Sitting on the lawn that first night, with a cold bottle of bubbly, a warm breeze, and views of a place I’ve seen countless images of my entire life, I decided something. I want THIS to be my New Year’s routine. So I’m formally inviting all my friends and family to join me next year on the grass. I’ll bring some extra wine, and you can leave the jacket at home and we will all have some cheese toasties and enjoy the show. Deal?
*For the love of God don’t rent a car unless you are heading far outside the city.
*Eat at Gojima for the best sushi burger you’ll ever have.
*Eat at B.B.Q. King for amazing chinese BBQ
*To save money, skip the Bridge Climb – you can walk across under it which is almost as good and FREE. Also – NO CAMERAS ARE ALLOWED ON THE CLIMB
*After crossing the bridge head to Milson’s Point for a great vantage spot and photos of the opera house without all the tourist in the way
How I got there: Flight from Cairns to Sydney $163 USD. Grab an Opal card at the entry to the train terminal and zip into town.

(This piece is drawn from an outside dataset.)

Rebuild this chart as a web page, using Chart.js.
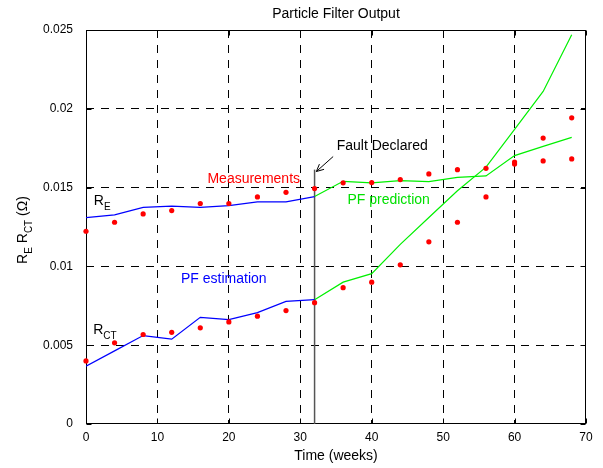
<!DOCTYPE html>
<html><head><meta charset="utf-8">
<script src="https://cdn.jsdelivr.net/npm/chart.js@4"></script>
<style>html,body{margin:0;padding:0;background:#fff}#wrap{width:603px;height:468px}</style>
</head><body><div id="wrap"><canvas id="c" width="603" height="468"></canvas></div>
<script>
const weeks = [0,4,8,12,16,20,24,28,32,36,40,44,48,52,56,60,64,68];
const measRE = [0.01223,0.0128,0.01333,0.01354,0.01399,0.01399,0.01441,0.0147,0.01494,0.0153,0.01532,0.01551,0.01587,0.01614,0.01622,0.01662,0.01669,0.01682];
const measRCT = [0.0040,0.00515,0.00568,0.00582,0.0061,0.00648,0.00684,0.0072,0.0077,0.00865,0.0090,0.0101,0.01156,0.0128,0.01441,0.01649,0.01814,0.01943];
const estWeeks = [0,4,8,12,16,20,24,28,32];
const estRE = [0.0131,0.01327,0.01375,0.01382,0.01375,0.01386,0.0141,0.0141,0.01443];
const estRCT = [0.00367,0.00464,0.00561,0.00538,0.00677,0.00662,0.00707,0.00778,0.00789];
const predWeeks = [32,36,40,44,48,52,56,60,64,68];
const predRE = [0.01443,0.0154,0.0153,0.01544,0.01538,0.01565,0.01574,0.01703,0.01762,0.01819];
const predRCT = [0.00789,0.0090,0.00954,0.0114,0.0131,0.0148,0.0163,0.0187,0.0211,0.0247];
const faultWeek = 32;
const faultTop = 0.01614;
const xTickValues = [0,10,20,30,40,50,60,70];
const yTickValues = [0,0.005,0.01,0.015,0.02,0.025];
const yTickLabels = ['0','0.005','0.01','0.015','0.02','0.025'];

const FONT = '"Liberation Sans", Arial, Helvetica, sans-serif';
const pts = (xs, ys) => xs.map((v, i) => ({x: v, y: ys[i]}));

const deco = {
  id: 'deco',
  beforeDatasetsDraw(chart) {
    const {ctx, chartArea: a, scales: {x, y}} = chart;
    ctx.save();
    ctx.setLineDash([]);
    ctx.strokeStyle = '#000';
    ctx.lineWidth = 1;
    const L = Math.round(a.left) + 0.5, R = Math.round(a.right) - 0.5;
    const T = Math.round(a.top) + 0.5, B = Math.round(a.bottom) - 0.5;
    ctx.strokeRect(L, T, R - L, B - T);
    ctx.beginPath();
    xTickValues.forEach(v => {
      const px = Math.round(x.getPixelForValue(v)) + 0.5;
      ctx.moveTo(px, B); ctx.lineTo(px, B - 5);
      ctx.moveTo(px, T); ctx.lineTo(px, T + 5);
    });
    yTickValues.forEach(v => {
      const py = Math.round(y.getPixelForValue(v)) + 0.5;
      ctx.moveTo(L, py); ctx.lineTo(L + 5, py);
      ctx.moveTo(R, py); ctx.lineTo(R - 5, py);
    });
    ctx.stroke();
    ctx.restore();
  },
  afterDraw(chart) {
    const {ctx, chartArea: a, scales: {x, y}} = chart;
    ctx.save();
    ctx.setLineDash([]);
    // title & x label
    ctx.fillStyle = '#000';
    ctx.font = '14px ' + FONT;
    ctx.textAlign = 'center';
    ctx.textBaseline = 'alphabetic';
    ctx.fillText('Particle Filter Output', (a.left + a.right) / 2, 18);
    ctx.fillText('Time (weeks)', (a.left + a.right) / 2, 460);

    const rich = (parts, px, py, color) => {
      ctx.fillStyle = color;
      ctx.textAlign = 'left';
      let cx = px;
      parts.forEach(p => {
        ctx.font = (p.sub ? '10px ' : '14px ') + FONT;
        ctx.fillText(p.t, cx, py + (p.sub ? 5 : 0));
        cx += ctx.measureText(p.t).width;
      });
      return cx - px;
    };
    const measure = parts => parts.reduce((s, p) => {
      ctx.font = (p.sub ? '10px ' : '14px ') + FONT; return s + ctx.measureText(p.t).width;
    }, 0);

    const yl = [{t:'R'},{t:'E',sub:true},{t:' R'},{t:'CT',sub:true},{t:' (\u03A9)'}];
    ctx.save();
    ctx.translate(27, (a.top + a.bottom) / 2 + 3);
    ctx.rotate(-Math.PI / 2);
    rich(yl, -measure(yl) / 2, 0, '#000');
    ctx.restore();

    const P = (wx, wy) => [x.getPixelForValue(wx), y.getPixelForValue(wy)];
    let [tx, ty] = P(1.1, 0.0139);
    rich([{t:'R'},{t:'E',sub:true}], tx, ty, '#000');
    [tx, ty] = P(1.0, 0.00574);
    rich([{t:'R'},{t:'CT',sub:true}], tx, ty, '#000');
    ctx.font = '14px ' + FONT;
    ctx.textAlign = 'left';
    ctx.textBaseline = 'middle';
    ctx.fillStyle = '#ff0000';
    [tx, ty] = P(17.0, 0.01556); ctx.fillText('Measurements', tx, ty);
    ctx.fillStyle = '#00e000';
    [tx, ty] = P(36.6, 0.01423); ctx.fillText('PF prediction', tx, ty);
    ctx.fillStyle = '#0000ff';
    [tx, ty] = P(13.3, 0.00916); ctx.fillText('PF estimation', tx, ty);
    ctx.fillStyle = '#000';
    [tx, ty] = P(35.1, 0.0176); ctx.fillText('Fault Declared', tx, ty);

    const [x0, y0] = P(34.6, 0.01697);
    const [x1, y1] = P(32.25, 0.01602);
    ctx.strokeStyle = '#000';
    ctx.lineWidth = 1;
    ctx.beginPath();
    ctx.moveTo(x0, y0); ctx.lineTo(x1, y1);
    const ang = Math.atan2(y1 - y0, x1 - x0);
    const hl = 8, hw = 0.45;
    ctx.moveTo(x1, y1); ctx.lineTo(x1 - hl * Math.cos(ang - hw), y1 - hl * Math.sin(ang - hw));
    ctx.moveTo(x1, y1); ctx.lineTo(x1 - hl * Math.cos(ang + hw), y1 - hl * Math.sin(ang + hw));
    ctx.stroke();
    ctx.restore();
  }
};

const dotDs = (ys) => ({
  data: pts(weeks, ys), showLine: false, pointRadius: 2.6, pointBackgroundColor: '#ff0000',
  pointBorderWidth: 0, borderColor: '#ff0000', clip: false
});
const lineDs = (xs, ys, col, w) => ({
  data: pts(xs, ys), showLine: true, pointRadius: 0, borderColor: col, borderWidth: w || 1.2, fill: false, tension: 0
});

new Chart(document.getElementById('c'), {
  type: 'scatter',
  data: {
    datasets: [
      dotDs(measRE),
      dotDs(measRCT),
      lineDs(estWeeks, estRE, '#0000ff'),
      lineDs(estWeeks, estRCT, '#0000ff'),
      lineDs(predWeeks, predRE, '#00f000'),
      lineDs(predWeeks, predRCT, '#00f000'),
      lineDs([faultWeek, faultWeek], [0, faultTop], '#555555', 1.5)
    ]
  },
  options: {
    responsive: false,
    animation: false,
    events: [],
    layout: {padding: {top: 30, right: 17, left: 0, bottom: 0}},
    plugins: {legend: {display: false}, tooltip: {enabled: false}},
    scales: {
      x: {
        type: 'linear', min: 0, max: 70,
        afterBuildTicks: s => { s.ticks = xTickValues.map(v => ({value: v})); },
        afterFit: s => { s.height = 44; },
        ticks: {color: '#000', font: {size: 12, family: FONT}, padding: 6, maxRotation: 0, autoSkip: false},
        grid: {drawTicks: false, lineWidth: 1,
          color: c => (c.index === 0 || c.index === xTickValues.length - 1) ? 'rgba(0,0,0,0)' : '#000'},
        border: {display: false, dash: [8, 7]}
      },
      y: {
        type: 'linear', min: 0, max: 0.025,
        afterBuildTicks: s => { s.ticks = yTickValues.map(v => ({value: v})); },
        afterFit: s => { s.width = 86; },
        ticks: {color: '#000', font: {size: 12, family: FONT}, padding: 13, autoSkip: false,
          callback: (v, i) => yTickLabels[i]},
        grid: {drawTicks: false, lineWidth: 1,
          color: c => (c.index === 0 || c.index === yTickValues.length - 1) ? 'rgba(0,0,0,0)' : '#000'},
        border: {display: false, dash: [8, 7]}
      }
    }
  },
  plugins: [deco]
});
</script></body></html>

Where I stayed: Metro Harlow Hotel. The hotel is remarkable for its great central location and horrible, horrible wifi. I booked too late, and this was all that was left. Don’t be like me, book early at an airbnb.
What I did:
NYE at the Botanical Gardens Harbor Hoopla: A cap on how many people can enter and great views make it a perfect spot to see the fireworks. This years theme was vintage circus and there activists for the entire family. Absolutely fantastic. You also get clean bathrooms, multiple bars, plenty of food including a huge box lunch when you check in. There are jugglers, games for everyone to pass the time, photo booths, the works.
Bondi Beach/Iceburg Swim Club: Take a dip and cool off and one of the neatest saltwater pools around. It’s only a few buck, and there are plenty of lockers to rent if you need to store valuables.
Blue Mountains: an easy two hour train rides takes you out of the city. Go as early as you can to avoid the crowds, enjoy a few easy hikes and great scenery.
Harbor Bridge Climb: You’ll never do anything more touristy than this, but it’s a great time anyway. Allow four hours (seriously) and eat before hand.